*DATA BLOCK*:
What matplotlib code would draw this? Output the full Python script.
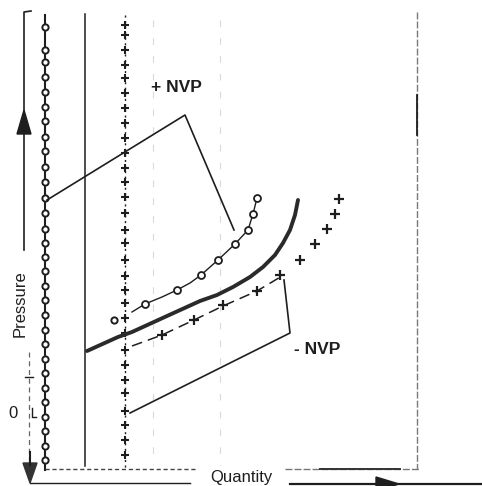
import matplotlib
matplotlib.use("Agg")
import matplotlib.pyplot as plt
from matplotlib.patches import Polygon

# ---- data (pixel-like units: x = quantity, y = pressure, y grows downward) ----
circ_col_x = 45
circ_col_y = [27, 50, 62, 77, 92, 107, 121, 137, 151, 167, 182, 198, 213, 229, 243,
              257, 271, 286, 300, 315, 330, 344, 359, 373, 388, 402, 417, 431, 446, 460]
plus_col_x = 125
plus_col_y = [25, 35, 50, 65, 78, 93, 108, 123, 138, 153, 168, 182, 197, 213, 230,
              243, 260, 276, 290, 303, 318, 333, 350, 365, 380, 393, 411, 425, 440, 455]
thin_col_x = 85

# + NVP curve (open circles)
pos_x = [132, 145, 162, 177, 190, 201, 218, 235, 248, 253, 257]
pos_y = [312, 304, 297, 290, 283, 275, 260, 244, 230, 214, 198]
pos_marker_x = [145, 177, 201, 218, 235, 248, 253, 257]
pos_marker_y = [304, 290, 275, 260, 244, 230, 214, 198]
lone_circle = (114, 320)

# reference curve (thick)
ref_x = [87, 118, 132, 167, 200, 217, 233, 250, 263, 275, 283, 290, 295, 298]
ref_y = [351, 337, 332, 316, 301, 295, 287, 277, 267, 255, 243, 230, 215, 200]

# - NVP curve (plus markers)
neg_line_x = [132, 162, 194, 223, 257, 282]
neg_line_y = [346, 335, 320, 306, 291, 276]
neg_mark_x = [162, 194, 223, 257, 280, 300, 315, 327, 335, 339]
neg_mark_y = [335, 320, 305, 291, 275, 260, 244, 229, 214, 199]

# leader lines
lead_pos_x = [47, 185, 234]
lead_pos_y = [200, 115, 230]
lead_neg_x = [284, 290, 130]
lead_neg_y = [280, 333, 413]

labels = {"pos": "+ NVP", "neg": "- NVP", "x": "Quantity", "y": "Pressure", "zero": "0"}

# ---- figure ----
fig = plt.figure(figsize=(4.82, 4.86), dpi=100)
ax = fig.add_axes([0, 0, 1, 1])
ax.set_xlim(0, 482)
ax.set_ylim(486, 0)
ax.axis("off")
ink = "#1e1e1e"

# faint guide lines
for gx in (153, 220):
    ax.plot([gx, gx], [20, 465], color="#dadada", lw=0.8, ls=(0, (6, 10)))

# y axis
ax.plot([24, 24, 31], [250, 12, 11], color=ink, lw=1.2)
ax.add_patch(Polygon([[24, 110], [17, 134], [31, 134]], closed=True, color=ink))
ax.plot([29, 29], [352, 462], color="#666666", lw=0.9, ls=(0, (4, 3)))
ax.plot([25, 33], [377, 377], color=ink, lw=1.0)
ax.plot([32, 32, 36], [408, 417, 417], color=ink, lw=1.0)
ax.add_patch(Polygon([[30, 483], [23, 463], [37, 463]], closed=True, color="#333333"))
ax.plot([30, 30], [452, 465], color=ink, lw=1.5)

# vertical columns
ax.plot([circ_col_x] * 2, [15, 470], color=ink, lw=1.5)
ax.plot([circ_col_x] * len(circ_col_y), circ_col_y, ls="none", marker="o", ms=4.5,
        mfc="white", mec=ink, mew=1.4)
ax.plot([thin_col_x] * 2, [14, 466], color=ink, lw=1.1)
ax.plot([plus_col_x] * 2, [15, 470], color=ink, lw=1.0, ls=(0, (1.5, 2.5)))
ax.plot([plus_col_x] * len(plus_col_y), plus_col_y, ls="none", marker="+", ms=6,
        color=ink, mew=1.5)

# right frame and bottom lines
ax.plot([417, 417], [12, 469], color="#7a7a7a", lw=1.0, ls=(0, (5, 1.5)))
ax.plot([417, 417], [95, 135], color=ink, lw=1.3)
ax.plot([45, 195], [469, 469], color="#444444", lw=1.0, ls=(0, (3, 2)))
ax.plot([285, 420], [469, 469], color="#777777", lw=1.0, ls=(0, (5, 1.5)))
ax.plot([320, 400], [469, 469], color="#333333", lw=1.4)
ax.plot([30, 190], [483, 483], color=ink, lw=1.0)
ax.plot([290, 482], [484, 484], color=ink, lw=1.6)
ax.add_patch(Polygon([[399, 484], [376, 477], [376, 491]], closed=True, color=ink))

# curves
ax.plot(ref_x, ref_y, color="#2a2a2a", lw=2.8, solid_capstyle="round",
        solid_joinstyle="round")
ax.plot(pos_x, pos_y, color=ink, lw=1.0)
ax.plot(pos_marker_x, pos_marker_y, ls="none", marker="o", ms=5, mfc="white", mec=ink, mew=1.3)
ax.plot([lone_circle[0]], [lone_circle[1]], ls="none", marker="o", ms=4.5, mfc="white",
        mec=ink, mew=1.4)
ax.plot(neg_line_x, neg_line_y, color=ink, lw=1.1, ls=(0, (7, 4)))
ax.plot(neg_mark_x, neg_mark_y, ls="none", marker="+", ms=7, color=ink, mew=1.6)

# leaders
ax.plot(lead_pos_x, lead_pos_y, color=ink, lw=1.2)
ax.plot(lead_neg_x, lead_neg_y, color=ink, lw=1.2)

# text
font = "Liberation Sans"
ax.text(151, 87, labels["pos"], fontsize=12.5, fontweight="bold", family=font,
        color=ink, ha="left", va="center")
ax.text(294, 349, labels["neg"], fontsize=12.5, fontweight="bold", family=font,
        color=ink, ha="left", va="center")
ax.text(241, 477, labels["x"], fontsize=12, family=font, color=ink,
        ha="center", va="center")
ax.text(20, 304, labels["y"], fontsize=12, family=font, color=ink,
        ha="center", va="center", rotation=90)
ax.text(13, 413, labels["zero"], fontsize=12, family=font, color=ink,
        ha="center", va="center")

fig.savefig("out.png", dpi=100, facecolor="white")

*WHAT YOU NEED TO DO*: Repeat the listing above from its first line through the line that contains "thin_col_x = 85", both included, and nothing more. Drop the pictures.

*WRITTEN RESPONSE*:
What matplotlib code would draw this? Output the full Python script.
import matplotlib
matplotlib.use("Agg")
import matplotlib.pyplot as plt
from matplotlib.patches import Polygon

# ---- data (pixel-like units: x = quantity, y = pressure, y grows downward) ----
circ_col_x = 45
circ_col_y = [27, 50, 62, 77, 92, 107, 121, 137, 151, 167, 182, 198, 213, 229, 243,
              257, 271, 286, 300, 315, 330, 344, 359, 373, 388, 402, 417, 431, 446, 460]
plus_col_x = 125
plus_col_y = [25, 35, 50, 65, 78, 93, 108, 123, 138, 153, 168, 182, 197, 213, 230,
              243, 260, 276, 290, 303, 318, 333, 350, 365, 380, 393, 411, 425, 440, 455]
thin_col_x = 85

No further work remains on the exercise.